Yesterday, a boat in distress was intercepted by the Libyan Coastguard before Geo Barents could provide assistance. Hours later, Alarm Phone issued an alert on another boat in distress in the area, to which we responded.

The team on Geo Barents navigated for three hours before reaching the rubber boat, which had collapsed and was sinking, while its passengers were struggling to survive, with many already in the sea.

World's deadliest border

Today, the Mediterranean Sea remains the deadliest border in the world, with 24,184 missing migrants recorded since 2014 and 721 in 2022 alone.

EU member states and border states with the Mediterranean Sea are condemning people to drown under policies of non-assistance. MSF demands that all European Union member states ensure a state-led, dedicated and proactive search and rescue capacity is provided in the central Mediterranean Sea, and to provide a fast and adequate response to all distress calls.

“We were in the sea for 19 hours before we were rescued,” says a man from Cameroon who was rescued last night and is now safe on board. “All these hours, I saw many people drowning. I am happy that I was saved but it comes with a lot of tears.”
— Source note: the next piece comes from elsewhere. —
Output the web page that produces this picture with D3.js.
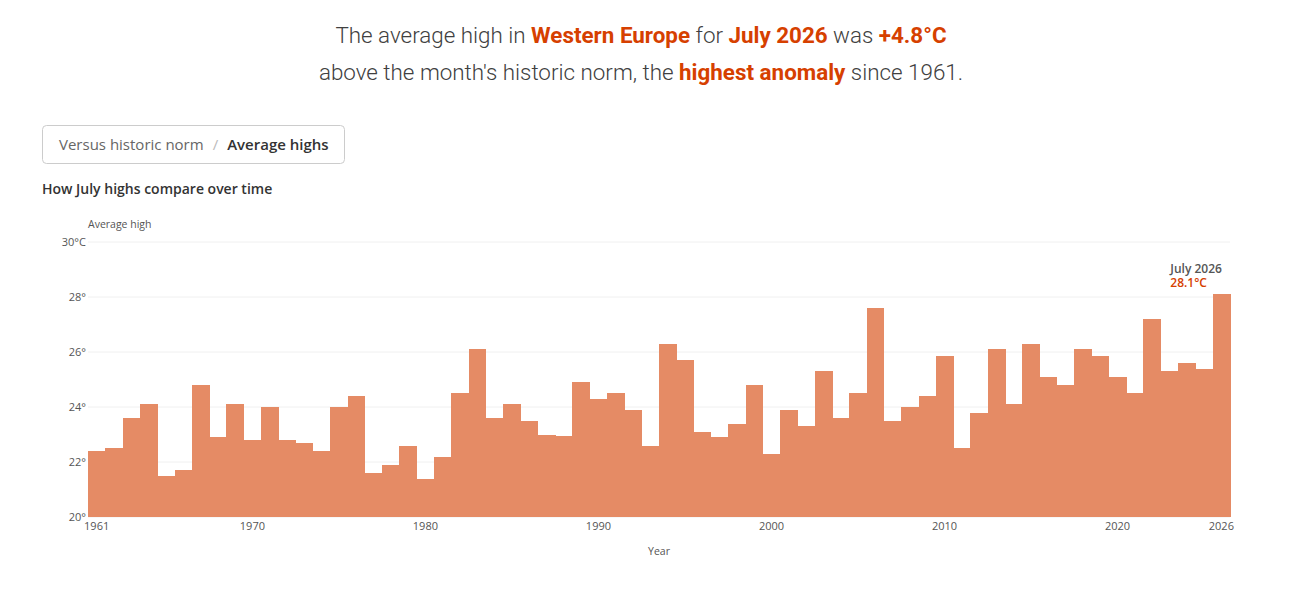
<!DOCTYPE html>
<html>
<head>
<meta charset="utf-8">
<script src="https://cdn.jsdelivr.net/npm/d3@7"></script>
<style>
  body { margin: 0; background: #fff; }
  svg text { font-family: "Open Sans", "Noto Sans", sans-serif; }
  .head { font-family: Roboto, sans-serif !important; font-size: 22.4px; font-weight: 300; fill: #404040; }
  .hl { font-weight: 700; fill: #d64000; }
</style>
</head>
<body>
<svg width="1309" height="589"></svg>
<script>
const years = d3.range(1961, 2027)
const highs = [
  22.4, 22.5, 23.6, 24.1, 21.5, 21.7, 24.8, 22.9, 24.1, 22.8,
  24.0, 22.8, 22.7, 22.4, 24.0, 24.4, 21.6, 21.9, 22.6, 21.4,
  22.2, 24.5, 26.1, 23.6, 24.1, 23.5, 23.0, 22.95, 24.9, 24.3,
  24.5, 23.9, 22.6, 26.3, 25.7, 23.1, 22.9, 23.4, 24.8, 22.3,
  23.9, 23.3, 25.3, 23.6, 24.5, 27.6, 23.5, 24.0, 24.4, 25.85,
  22.5, 23.8, 26.1, 24.1, 26.3, 25.1, 24.8, 26.1, 25.85, 25.1,
  24.5, 27.2, 25.3, 25.6, 25.4, 28.1
]
const yTicks = [20, 22, 24, 26, 28, 30]
const xTicks = [1961, 1970, 1980, 1990, 2000, 2010, 2020, 2026]

const data = years.map((y, i) => ({ year: y, value: highs[i] }))

const svg = d3.select('svg')
const width = +svg.attr('width')
const margin = { top: 242, right: 79, bottom: 72, left: 88 }
const innerWidth = width - margin.left - margin.right
const innerHeight = 517 - margin.top

const orange = '#d64000'
const barColor = '#e58b65'

// headline
const h1 = svg.append('text').attr('class', 'head').attr('x', 641).attr('y', 43).attr('text-anchor', 'middle')
h1.append('tspan').text('The average high in ')
h1.append('tspan').attr('class', 'hl').text('Western Europe')
h1.append('tspan').text(' for ')
h1.append('tspan').attr('class', 'hl').text('July 2026')
h1.append('tspan').text(' was ')
h1.append('tspan').attr('class', 'hl').text('+4.8°C')

const h2 = svg.append('text').attr('class', 'head').attr('x', 641).attr('y', 80).attr('text-anchor', 'middle')
h2.append('tspan').text("above the month's historic norm, the ")
h2.append('tspan').attr('class', 'hl').text('highest anomaly')
h2.append('tspan').text(' since 1961.')

// toggle button
svg.append('rect')
  .attr('x', 42.5).attr('y', 125.5).attr('width', 302).attr('height', 38)
  .attr('rx', 4).attr('fill', '#fff').attr('stroke', '#ccc')
const btn = svg.append('text').attr('x', 59).attr('y', 150).attr('font-size', 15)
btn.append('tspan').attr('fill', '#666').text('Versus historic norm')
btn.append('tspan').attr('fill', '#bbb').attr('dx', 9).text('/')
btn.append('tspan').attr('fill', '#333').attr('font-weight', 600).attr('dx', 9).text('Average highs')

svg.append('text')
  .attr('x', 42).attr('y', 194)
  .attr('font-size', 14).attr('font-weight', 600).attr('fill', '#333')
  .text('How July highs compare over time')

const g = svg.append('g')
  .attr('transform', 'translate(' + margin.left + ',' + margin.top + ')')

const xScale = d3.scaleBand()
  .domain(years)
  .range([0, innerWidth])
  .padding(0)

const yScale = d3.scaleLinear()
  .domain([20, 30])
  .range([innerHeight, 0])

// grid
g.append('g').selectAll('line').data(yTicks).join('line')
  .attr('x1', 0).attr('x2', innerWidth)
  .attr('y1', d => yScale(d)).attr('y2', d => yScale(d))
  .attr('stroke', '#f0f0f0')

const yAxis = g.append('g')
  .call(d3.axisLeft(yScale).tickValues(yTicks).tickSize(0).tickPadding(2)
    .tickFormat(d => d === 30 ? d + '°C' : d + '°'))
yAxis.select('.domain').remove()
yAxis.selectAll('text').attr('font-size', 11).attr('fill', '#555')

g.append('text')
  .attr('x', 0).attr('y', yScale(30) - 14)
  .attr('font-size', 10.5).attr('fill', '#555')
  .text('Average high')

g.append('g').attr('shape-rendering', 'crispEdges')
  .selectAll('rect').data(data).join('rect')
  .attr('x', d => xScale(d.year))
  .attr('y', d => yScale(d.value))
  .attr('width', xScale.bandwidth() + 0.5)
  .attr('height', d => yScale(20) - yScale(d.value))
  .attr('fill', barColor)

const xAxis = g.append('g')
  .attr('transform', 'translate(0,' + innerHeight + ')')
  .call(d3.axisBottom(xScale).tickValues(xTicks).tickSize(0).tickPadding(5))
xAxis.select('.domain').remove()
xAxis.selectAll('text').attr('font-size', 11).attr('fill', '#555')

g.append('text')
  .attr('x', innerWidth / 2).attr('y', innerHeight + 38)
  .attr('text-anchor', 'middle').attr('font-size', 10.5).attr('fill', '#555')
  .text('Year')

// annotation for latest year
const last = data[data.length - 1]
const ax = xScale(last.year) + xScale.bandwidth() / 2 - 51
g.append('text')
  .attr('x', ax).attr('y', yScale(last.value) - 21)
  .attr('font-size', 12).attr('font-weight', 600).attr('fill', '#555')
  .text('July ' + last.year)
g.append('text')
  .attr('x', ax).attr('y', yScale(last.value) - 7)
  .attr('font-size', 12).attr('font-weight', 600).attr('fill', orange)
  .text(last.value.toFixed(1) + '°C')
</script>
</body>
</html>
Geo Barents is now heading to Italy and has reached out to the Maltese and Italian authorities for a place of safety. MSF asks for a timely and safe disembarkation of survivors as soon as possible to avoid increasing survivors’ distress and worsening their mental health.

MSF search and rescue

MSF has been running search and rescue (SAR) activities in the Central Mediterranean since 2015, working on eight different SAR vessels (alone or in partnership with other NGOs). Overall, MSF search and rescue teams in the Central Mediterranean have assisted more than 85,000 people. Geo Barents is MSF’s current chartered search and rescue vessel.

Between June 2021 and May 2022, the ship sailed out 11 times and conducted 47 rescue operations, rescuing 3,138 people and recovering the bodies of a further 10 people who had died in the sea. MSF teams on board conducted 6,536 medical consultations for primary health care, sexual and reproductive health and mental health. 

Thirty-four percent of the survivors rescued were children, out of whom 89 percent were unaccompanied and/or separated from their families. Two-hundred-and-sixty-five people reported to our teams having suffered some form of violence, torture or ill-treatment, and 63 people among them reported having suffered sexual and other forms of gender-based violence.

Our medical and humanitarian teams also recorded 620 incidents of violence perpetrated against or witnessed by the people rescued that included physical assault, torture, forced disappearance, kidnapping, arbitrary arrest and detention mainly in Libya but also during their often-multiple interceptions and forced returns by the Libyan coastguards.